A central component of H.R. 5456 is a competitive matching grant program of up to $100,000 to support planning, implementation, training and technical assistance for communities to implement farm to school programs. The legislation would also direct the USDA to identify existing federal programs that can be used to facilitate participation of small- and medium-sized farmers in farm to school programs. It would create an online exchange so that data on farm to school programs is widely available and good ideas can be shared nationwide.
The timing couldn’t be better. Farm to school programs have taken off in Minnesota. An estimated 69 school districts now have programs, which is more than double the number of Minnesota districts with farm to school initiatives in 2008.
But the majority of these initiatives are still in the tentative, experimental phase.

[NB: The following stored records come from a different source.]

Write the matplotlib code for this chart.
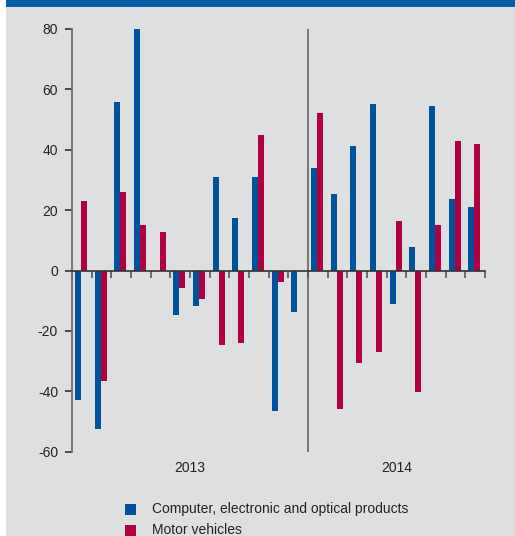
import numpy as np
import matplotlib
matplotlib.use("Agg")
import matplotlib.pyplot as plt
from matplotlib.patches import Rectangle

plt.rcParams['font.family'] = ['Liberation Sans', 'DejaVu Sans']
plt.rcParams['axes.unicode_minus'] = False

# monthly values, Jan 2013 - Sep 2014
computer = [-43, -52.5, 55.8, 80, 0, -14.8, -11.8, 31, 17.4, 31, -46.6, -13.8,
            34, 25.4, 41.3, 55.2, -11.1, 7.8, 54.5, 23.7, 21.1]
motor = [23.1, -36.6, 26, 15.1, 12.8, -5.8, -9.5, -24.7, -24.1, 44.9, -3.9, 0,
         52.2, -45.9, -30.7, -27, 16.4, -40.3, 15.1, 42.9, 41.9]
years = ['2013', '2014']
year_months = [12, 9]
yticks = [-60, -40, -20, 0, 20, 40, 60, 80]
labels = ['Computer, electronic and optical products', 'Motor vehicles']

blue = '#00529c'
red = '#b00042'
bg = '#dedfe0'

W, H = 515, 536
fig = plt.figure(figsize=(W / 100, H / 100), dpi=100, facecolor='white')
fig.patches.append(Rectangle((6 / W, 0), 1 - 6 / W, 1, transform=fig.transFigure,
                             facecolor=bg, edgecolor='none', zorder=-2))
fig.patches.append(Rectangle((6 / W, 1 - 7 / H), 1 - 6 / W, 7 / H, transform=fig.transFigure,
                             facecolor='#0060aa', edgecolor='none', zorder=-1))

ax = fig.add_axes([72 / W, (H - 451.7) / H, (485 - 72) / W, (451.7 - 29) / H])
ax.patch.set_alpha(0)

x = np.arange(len(computer))
w = 0.305
ax.bar(x + 0.155, computer, width=w, align='edge', color=blue, zorder=2)
ax.bar(x + 0.155 + w, motor, width=w, align='edge', color=red, zorder=2)

ax.set_xlim(0, len(computer))
ax.set_ylim(-60, 80)

for s in ['top', 'right']:
    ax.spines[s].set_visible(False)
ax.spines['left'].set_color('#6e6e6e')
ax.spines['left'].set_linewidth(1.3)
ax.spines['bottom'].set_position(('data', 0))
ax.spines['bottom'].set_color('#333333')
ax.spines['bottom'].set_linewidth(1.2)
ax.spines['bottom'].set_zorder(3)

ax.set_xticks(np.arange(len(computer) + 1))
ax.set_xticklabels([])
ax.tick_params(axis='x', direction='out', length=5, width=1.2, color='#555555')
ax.set_yticks(yticks)
ax.set_yticklabels([str(v) for v in yticks])
ax.tick_params(axis='y', direction='out', length=5, width=1.2, color='#333333',
               labelsize=10, labelcolor='#222222', pad=5)

ax.axvline(year_months[0], color='#6e6e6e', lw=1.3, zorder=1)

start = 0
for yr, n in zip(years, year_months):
    ax.text(start + n / 2, -65.3, yr, ha='center', va='center', fontsize=10,
            color='#222222', clip_on=False)
    start += n

for i, (lab, col) in enumerate(zip(labels, [blue, red])):
    yc = 509 + i * 21.5
    fig.patches.append(Rectangle((125 / W, 1 - (yc + 5.5) / H), 11 / W, 11 / H,
                                 transform=fig.transFigure, facecolor=col, edgecolor='none'))
    fig.text(152 / W, 1 - yc / H, lab, ha='left', va='center', fontsize=10, color='#222222')

fig.savefig('out.png', dpi=100, facecolor=fig.get_facecolor())
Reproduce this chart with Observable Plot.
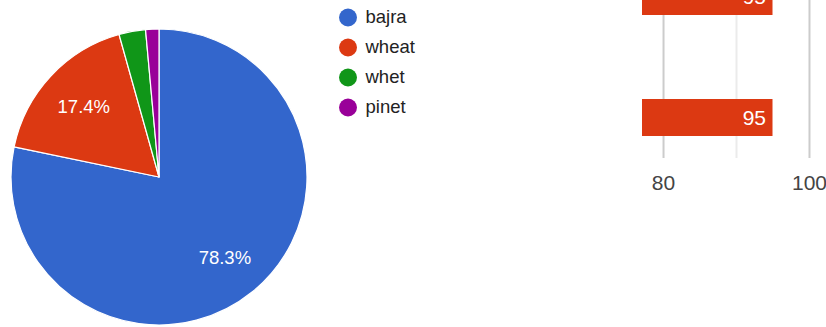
<!DOCTYPE html>
<html>
<head>
<meta charset="utf-8">
<script src="https://cdn.jsdelivr.net/npm/d3@7"></script>
<script src="https://cdn.jsdelivr.net/npm/@observablehq/plot@0.6"></script>
<style>
  html, body { margin: 0; padding: 0; background: #fff; }
  #root { position: relative; width: 826px; height: 327px; overflow: hidden; font-family: "Liberation Sans", Arial, sans-serif; }
  #root > div { position: absolute; }
  svg { overflow: visible; }
</style>
</head>
<body>
<div id="root">
  <div id="pie" style="left:0;top:0;"></div>
  <div id="legend" style="left:330px;top:0;"></div>
  <div id="bars" style="left:600px;top:-70px;"></div>
</div>
<script>
// ---- data ----
const categories = ["bajra", "wheat", "whet", "pinet"];
const counts = [54, 12, 2, 1];
const colors = ["#3366cc", "#dc3912", "#109618", "#990099"];

const barCategories = ["row1", "row2"];
const barValues = [95, 95];
const barAxisMin = 77.12;
const barAxisMax = 102.33;
const barTicks = [80, 100];
const barMinorTicks = [90];

// ---- pie ----
const total = d3.sum(counts);
const pieData = categories.map((c, i) => ({name: c, value: counts[i], share: counts[i] / total}));
const arcs = d3.pie().sort(null).value(d => d.value)(pieData);
const labelData = arcs
  .filter(a => a.data.share >= 0.05)
  .map(a => {
    const mid = (a.startAngle + a.endAngle) / 2;
    return {x: 0.7 * Math.sin(mid), y: 0.7 * Math.cos(mid), text: d3.format(".1%")(a.data.share)};
  });
const colorOf = d3.scaleOrdinal(categories, colors);

function pieSlices(index, scales, values, dimensions) {
  const cx = scales.x(0), cy = scales.y(0), r = scales.x(1) - scales.x(0);
  const arc = d3.arc().innerRadius(0).outerRadius(r);
  const g = d3.create("svg:g").attr("transform", `translate(${cx},${cy})`);
  g.selectAll("path").data(arcs).join("path")
    .attr("d", arc)
    .attr("fill", d => colorOf(d.data.name))
    .attr("stroke", "#fff")
    .attr("stroke-width", 1.2)
    .attr("stroke-linejoin", "round");
  return g.node();
}

const pie = Plot.plot({
  width: 330, height: 327,
  margin: 0,
  x: {domain: [-1, 1], range: [11, 307], axis: null},
  y: {domain: [-1, 1], range: [325, 29], axis: null},
  style: {fontFamily: "Liberation Sans, Arial, sans-serif", background: "transparent"},
  marks: [
    pieSlices,
    Plot.text(labelData, {x: "x", y: "y", text: "text", fill: "#fff", fontSize: 18.5, lineAnchor: "middle"})
  ]
});
document.getElementById("pie").append(pie);

// ---- legend ----
const legend = Plot.plot({
  width: 100, height: 125,
  margin: 0,
  x: {domain: [0, 1], range: [17.5, 100], axis: null},
  y: {type: "point", domain: categories, range: [17.3, 107.3], padding: 0, axis: null},
  color: {domain: categories, range: colors},
  style: {fontFamily: "Liberation Sans, Arial, sans-serif", background: "transparent"},
  marks: [
    Plot.dot(categories, {x: () => 0, y: d => d, fill: d => d, r: 9}),
    Plot.text(categories, {x: () => 0, y: d => d, text: d => d, dx: 17.5, textAnchor: "start", fill: "#222", fontSize: 18.5, lineAnchor: "middle"})
  ]
});
document.getElementById("legend").append(legend);

// ---- bars ----
const barData = barCategories.map((c, i) => ({cat: c, value: barValues[i]}));
const bars = Plot.plot({
  width: 226, height: 290,
  marginTop: 0, marginBottom: 62, marginLeft: 0, marginRight: 0,
  x: {domain: [barAxisMin, barAxisMax], range: [42, 226]},
  y: {type: "band", domain: barCategories, range: [6, 248], paddingInner: 84 / 121, paddingOuter: 42 / 121, axis: null},
  style: {fontFamily: "Liberation Sans, Arial, sans-serif", background: "transparent"},
  marks: [
    Plot.ruleX(barMinorTicks, {x: d => d, stroke: "#ebebeb", strokeWidth: 2}),
    Plot.ruleX(barTicks, {x: d => d, stroke: "#cccccc", strokeWidth: 2}),
    Plot.barX(barData, {x1: () => barAxisMin, x2: "value", y: "cat", fill: "#dc3912"}),
    Plot.text(barData, {x: "value", y: "cat", text: d => String(d.value), textAnchor: "end", dx: -7, fill: "#fff", fontSize: 21}),
    Plot.axisX({ticks: barTicks, tickSize: 0, tickPadding: 17, fontSize: 21, fill: "#444", label: null})
  ]
});
document.getElementById("bars").append(bars);
</script>
</body>
</html>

I saw one of these efforts firsthand in April while collecting information for a recent Land Stewardship Letter article on farm to school. Tiny (82 students) Ridgeway Community School in rural southeast Minnesota has been sourcing food from some 10 local farmers since September. With the help of government grants, a lot of parent volunteer time, and the foraging skills of LSP organizer Caroline van Schaik, the school has proven that food produced by local farms using sustainable methods can be served in a small cafeteria.
Locally produced food is far from a major presence in the Ridgeway lunchroom. It’s estimated that during the 2009-2010 school year the school spent around $2,000 on local foods out of an approximately $8,500 budget. But for a relatively modest investment, the school has proven one can make local, sustainably-raised food a consistent part of lunch, not just a sampling here and there. A glance at the school menu shows that two to four times a week the phrase “Foods Grown Sustainably by Farmers we KNOW!” appears as a special footnote next to certain items.
Such consistency is critical if kids are to become comfortable with seeing fresh items like spinach or cucumbers as “everyday food,” rather than “special occasion food,” says van Schaik.
That consistency is also important if farmers are to see schools as reliable customers for their production. Vegetable farmer Sandy Dietz, who was one of Ridgeway’s suppliers during the school year, told me recently that selling carrots and other produce to the school was a good way to try out a new marketing option, but some ordering/transportation kinks need to be worked out before it becomes a reliable moneymaker for farms like hers.
Working out the kinks could be well worth it for farmers. As we’ve reported in this blog before, farmers like Greg Reynolds found selling to a much larger suburban school district like the one in Hopkins to be financially viable right off the bat. “…Hopkins serves 10,000 meals a week. For a local farm, that’s a huge market. And that’s just one school district,” says Reynolds.
Whatever the size or location, all schools dipping their toes in the farm to school waters face similar challenges. Besides transportation logistics, there are outdated government nutrition guidelines, pressure to spend every school minute preparing kids for standardized tests and, the 500 pound guerrilla, tight budgets, to contend with.
As Ridgeway School Director Jodi Dansingburg makes clear in a recent LSP podcast (episode 79), it’s not enough for a school to make serving local foods a part of its value system. In Ridgeway’s case, school officials and parents see farm to school as not only providing healthier nutrition for kids, but also as a way for “giving back” to the local community—in this case farmers and processors of farm products.
Such sentiments will help Ridgeway stick with farm to school, even when it becomes a bit of a hassle. After all, isn’t educating kids in general a bit of a pain?
But good intentions and a strong value system steeped in local, sustainable food can only carry a school so far in the real world. Sometimes it takes a publicly-funded push to get them over the initial humps and to spread a good idea nationally. Such a push should be a no-brainer, since feeding kids healthy food and supporting local economies is a public good that will pay dividends to us all far down the line.
The National Farm to School Act of 2010, or something like it, could be just the kind of push that helps farm to school graduate from “nice idea” to cafeteria constant.